Seek facts, not promises

Not so long ago Ethernet metro area network (MAN) service had a bad reputation. Although some say this high-tech bad boy has cleaned up its act, Jim Slaby isn’t so hopeful.

Slaby, senior industry analyst with Giga Information Group Inc., remembers all too well when Ethernet metro won its “turkey” title. That defining moment came last year when Yipes Communications Inc., a metro Ethernet service provider headquartered in San Francisco, “filed a voluntary petition for reorganization under Chapter 11 in the U.S. Bankruptcy Court,” according to a March 2002 press release from the company.

Yipes’s troubles suggested to Slaby that perhaps this Ethernet metro stuff wasn’t as hot as some predicted it would be. He noted that the company burned through US$200 million in venture capital financing before filing its petition and suggested Yipes was not the only Ethernet metro operator with problems.

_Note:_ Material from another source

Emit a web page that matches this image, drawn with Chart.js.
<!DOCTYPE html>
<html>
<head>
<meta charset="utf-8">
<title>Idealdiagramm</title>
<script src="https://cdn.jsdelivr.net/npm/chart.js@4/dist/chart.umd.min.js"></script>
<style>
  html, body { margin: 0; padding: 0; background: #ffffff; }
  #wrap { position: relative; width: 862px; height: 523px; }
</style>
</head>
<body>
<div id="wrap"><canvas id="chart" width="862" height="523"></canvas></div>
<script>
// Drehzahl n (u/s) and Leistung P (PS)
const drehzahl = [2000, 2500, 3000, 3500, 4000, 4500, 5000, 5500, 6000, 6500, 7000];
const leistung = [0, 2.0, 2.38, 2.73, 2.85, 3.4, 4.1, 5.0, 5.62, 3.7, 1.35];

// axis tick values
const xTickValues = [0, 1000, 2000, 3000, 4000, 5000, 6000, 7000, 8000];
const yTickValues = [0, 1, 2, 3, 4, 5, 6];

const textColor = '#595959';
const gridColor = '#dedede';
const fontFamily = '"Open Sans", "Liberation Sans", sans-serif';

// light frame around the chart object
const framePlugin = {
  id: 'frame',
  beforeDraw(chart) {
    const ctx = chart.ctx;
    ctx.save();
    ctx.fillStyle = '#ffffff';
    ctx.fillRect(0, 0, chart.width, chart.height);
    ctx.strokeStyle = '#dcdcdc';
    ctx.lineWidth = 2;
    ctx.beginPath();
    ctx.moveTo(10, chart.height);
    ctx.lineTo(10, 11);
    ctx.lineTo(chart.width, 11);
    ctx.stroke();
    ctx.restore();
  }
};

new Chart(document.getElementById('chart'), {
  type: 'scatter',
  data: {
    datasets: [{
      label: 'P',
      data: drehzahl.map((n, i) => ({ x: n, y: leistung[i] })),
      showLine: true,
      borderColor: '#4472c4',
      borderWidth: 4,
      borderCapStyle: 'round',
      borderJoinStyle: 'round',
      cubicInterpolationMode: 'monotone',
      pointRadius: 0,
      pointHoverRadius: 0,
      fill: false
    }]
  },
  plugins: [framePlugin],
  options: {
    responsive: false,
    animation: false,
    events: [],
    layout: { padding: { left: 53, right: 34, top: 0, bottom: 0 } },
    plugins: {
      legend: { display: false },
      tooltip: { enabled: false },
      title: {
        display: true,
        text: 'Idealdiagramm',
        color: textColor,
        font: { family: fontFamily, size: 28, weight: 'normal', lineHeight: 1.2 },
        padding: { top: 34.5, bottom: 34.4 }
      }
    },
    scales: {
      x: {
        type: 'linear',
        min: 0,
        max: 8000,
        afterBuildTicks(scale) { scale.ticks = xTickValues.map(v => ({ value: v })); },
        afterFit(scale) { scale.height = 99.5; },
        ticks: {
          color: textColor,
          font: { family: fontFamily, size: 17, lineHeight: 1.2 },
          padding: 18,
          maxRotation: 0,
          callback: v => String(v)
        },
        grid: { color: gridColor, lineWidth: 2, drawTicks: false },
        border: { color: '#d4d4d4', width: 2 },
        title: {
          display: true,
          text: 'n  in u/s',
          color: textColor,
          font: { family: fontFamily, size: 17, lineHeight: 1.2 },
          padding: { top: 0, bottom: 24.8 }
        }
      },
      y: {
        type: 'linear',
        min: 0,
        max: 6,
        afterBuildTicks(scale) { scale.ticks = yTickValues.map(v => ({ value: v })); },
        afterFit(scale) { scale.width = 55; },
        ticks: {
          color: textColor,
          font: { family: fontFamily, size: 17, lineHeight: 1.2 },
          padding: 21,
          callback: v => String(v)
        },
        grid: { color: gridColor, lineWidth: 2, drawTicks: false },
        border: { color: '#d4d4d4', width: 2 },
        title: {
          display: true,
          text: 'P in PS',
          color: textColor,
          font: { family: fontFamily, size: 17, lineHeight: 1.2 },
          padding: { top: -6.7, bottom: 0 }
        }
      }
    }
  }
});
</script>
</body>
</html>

“Giga now cautions its clients to think long and hard before signing a contract with other start-up Ethernet MAN providers,” he wrote in a research note last April.

But that was then. Today, the buzz surrounding Ethernet MAN operators is once again on the boil. Yipes resurfaced from bankruptcy protection last summer. A handful of metro service providers remain committed to Ethernet, despite what happened to Yipes. And certain equipment vendors say Ethernet is ready for the big time.

Does Slaby feel any different about Ethernet metro in light of recent events?

“Not a whole lot,” he said during an interview with Network World Canada.

“The cautions we make have little to do with the technical approach of the infrastructure, it’s a question of can [Ethernet MAN operators] really hang in there in the long run? Do they have the staying power so we can recommend them to large enterprises that don’t want to flip to another carrier every three of four years if they can help it? It’s a dubious time to be betting on these upstarts.”

However, Slaby said some Ethernet metro service providers deserve attention, such as the electricity-turned-telecom companies, which have significant income from a source outside of the communications industry.

But for the most part Slaby’s message is “buyer beware.”

“Go into any Gig-E (gigabit Ethernet) MAN deal with plenty of hedges to protect against financial problems, changes in business focus, failure to follow through on expansion plans promised when you went in.…The classic thing we’ve seen with customers that have run into trouble in this space is when they sign on the line, the carrier has plans to expand into every major market in North America.”

But sometimes things go wrong for the carrier – and ultimately its clients.

“Their business plan starts to fall over; they don’t garner customers as quickly as they’d hoped. The venture capital well runs dry. They start pulling back on the expansion plans, leaving a lot of their customers in the bag.”

Slaby’s advice: “Buy the infrastructure based on what [service providers] already have deployed, not what they promise.”